Contamination makes these properties hard to sell, which is one of the reasons London argues that building new gas stations is no longer a good business decision. In California especially, the state’s pledge to transition to electric vehicles means that it’s counterproductive to keep building new gas stations when there will likely be few gas cars on the road in a decade. One study found that 80 percent of gas stations could be unprofitable by 2035

“They think they can’t afford to switch to an EV, but really they can't afford to not switch to an EV."

Coltura has found that many gasoline “superusers” (those in the top 10 percent of gasoline usage) are typically located in rural areas where people must travel long distances by car to reach their workplaces—often at enormous personal expense. London said that expanded EV infrastructure is the answer—not building additional gas stations. They found that electric vehicles saved the average American driver $943 in fuel costs annually in 2024, and $2,721 for superusers. 

“They think they can’t afford to switch to an EV, but really they can't afford to not switch to an EV,” said London. While every state is different, in places like Washington where electricity is much cheaper than gas, it would be less expensive in many cases to purchase an EV than to continue paying for gas.  

But the movement toward a gas-free future has begun to stall. The Trump administration is challenging California’s mandate to phase out gasoline-powered cars.
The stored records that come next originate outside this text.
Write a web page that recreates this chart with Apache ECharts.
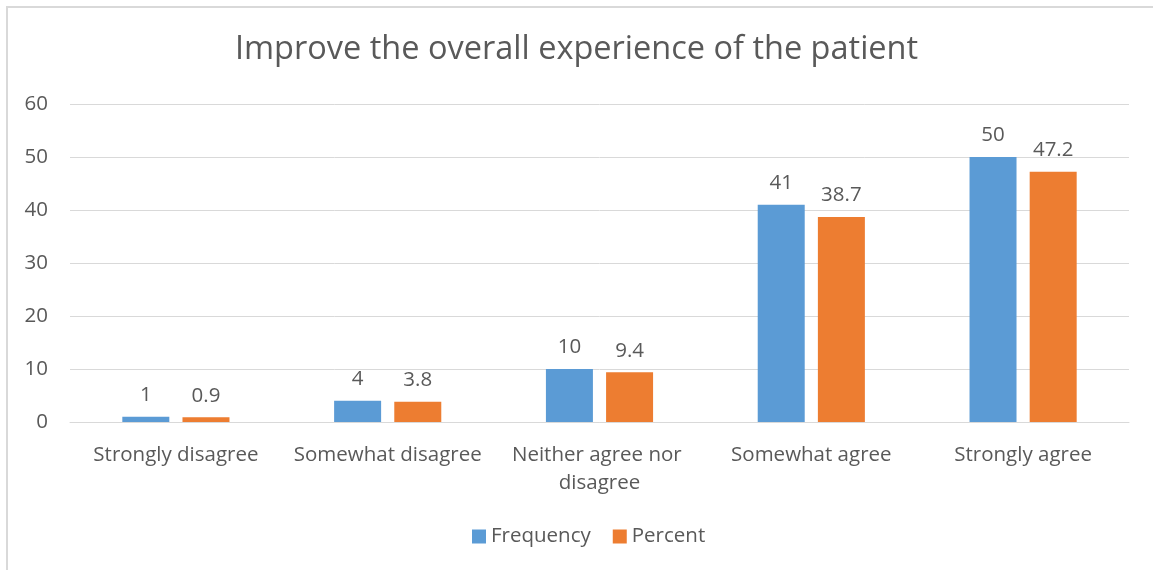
<!DOCTYPE html>
<html>
<head>
<meta charset="utf-8">
<script src="https://cdn.jsdelivr.net/npm/echarts@6/dist/echarts.min.js"></script>
<style>
  html, body { margin: 0; padding: 0; background: #fff; overflow: hidden; }
  #frame {
    position: absolute; left: 6px; top: 6px;
    width: 1200px; height: 640px;
    border: 2px solid #d9d9d9; box-sizing: border-box;
  }
  #main { position: absolute; left: 0; top: 0; width: 1153px; height: 570px; }
</style>
</head>
<body>
<div id="frame"></div>
<div id="main"></div>
<script>
// chart data
const categories = ['Strongly disagree', 'Somewhat disagree', 'Neither agree nor disagree', 'Somewhat agree', 'Strongly agree']
const frequency = [1, 4, 10, 41, 50]
const percent = [0.9, 3.8, 9.4, 38.7, 47.2]
const yTicks = [0, 10, 20, 30, 40, 50, 60]

const textColor = '#595959'
const fontFamily = '"Open Sans", sans-serif'
const labelSize = 20.5

const chart = echarts.init(document.getElementById('main'))
chart.setOption({
  animation: false,
  textStyle: { fontFamily: fontFamily, color: textColor },
  title: {
    text: 'Improve the overall experience of the patient',
    left: 'center',
    top: 28,
    textStyle: { fontSize: 32.5, fontWeight: 'normal', color: textColor, fontFamily: fontFamily }
  },
  legend: {
    data: ['Frequency', 'Percent'],
    bottom: 18,
    left: 467,
    itemWidth: 14,
    itemHeight: 14,
    itemGap: 22,
    icon: 'rect',
    textStyle: { fontSize: labelSize, color: textColor, fontFamily: fontFamily }
  },
  grid: { left: 70, right: 24, top: 104, bottom: 148 },
  xAxis: {
    type: 'category',
    data: categories,
    axisLine: { lineStyle: { color: '#d9d9d9', width: 1 } },
    axisTick: { show: false },
    axisLabel: {
      fontSize: labelSize,
      color: textColor,
      margin: 19,
      lineHeight: 28,
      width: 205,
      overflow: 'break',
      interval: 0
    }
  },
  yAxis: {
    type: 'value',
    min: yTicks[0],
    max: yTicks[yTicks.length - 1],
    interval: 10,
    axisLine: { show: false },
    axisTick: { show: false },
    axisLabel: { fontSize: labelSize, color: textColor, margin: 22 },
    splitLine: { lineStyle: { color: '#d9d9d9', width: 1 } }
  },
  series: [
    {
      name: 'Frequency',
      type: 'bar',
      data: frequency,
      barWidth: 47,
      barGap: '28%',
      itemStyle: { color: '#5b9bd5' },
      label: { show: true, position: 'top', distance: 11, fontSize: labelSize, color: textColor }
    },
    {
      name: 'Percent',
      type: 'bar',
      data: percent,
      barWidth: 47,
      itemStyle: { color: '#ed7d31' },
      label: { show: true, position: 'top', distance: 11, fontSize: labelSize, color: textColor }
    }
  ]
})
</script>
</body>
</html>
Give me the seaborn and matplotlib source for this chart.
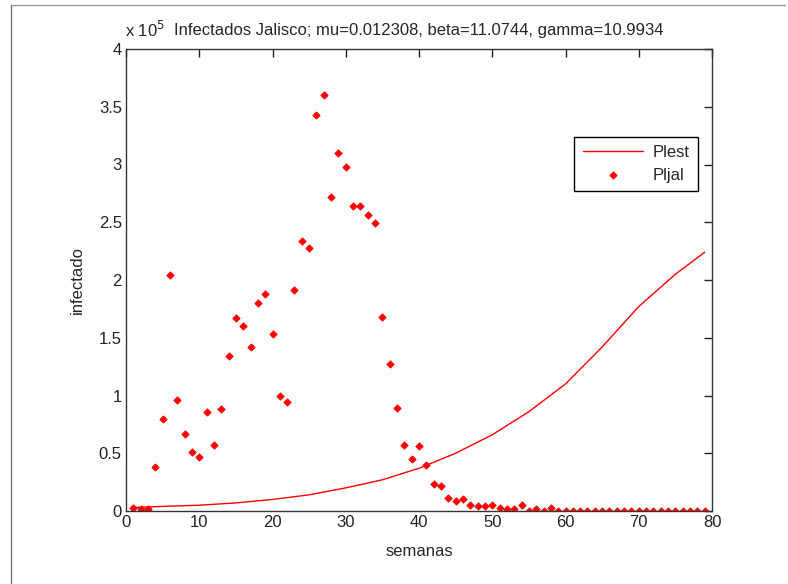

Wassef worries that the Trump administration's deregulatory rhetoric might make people less open to banning new stations but still thinks that this move is an important investment in the future: “Banning gas stations is the first step in a long road toward transforming the way that we move around the world.” It won’t solve the entire issue of fossil fuel dependence, but it’s an important start to moving away from a gas-dependent economy. 

London agrees. “If we banned the construction of new gas stations, it would start sending the message that the future is not gasoline.”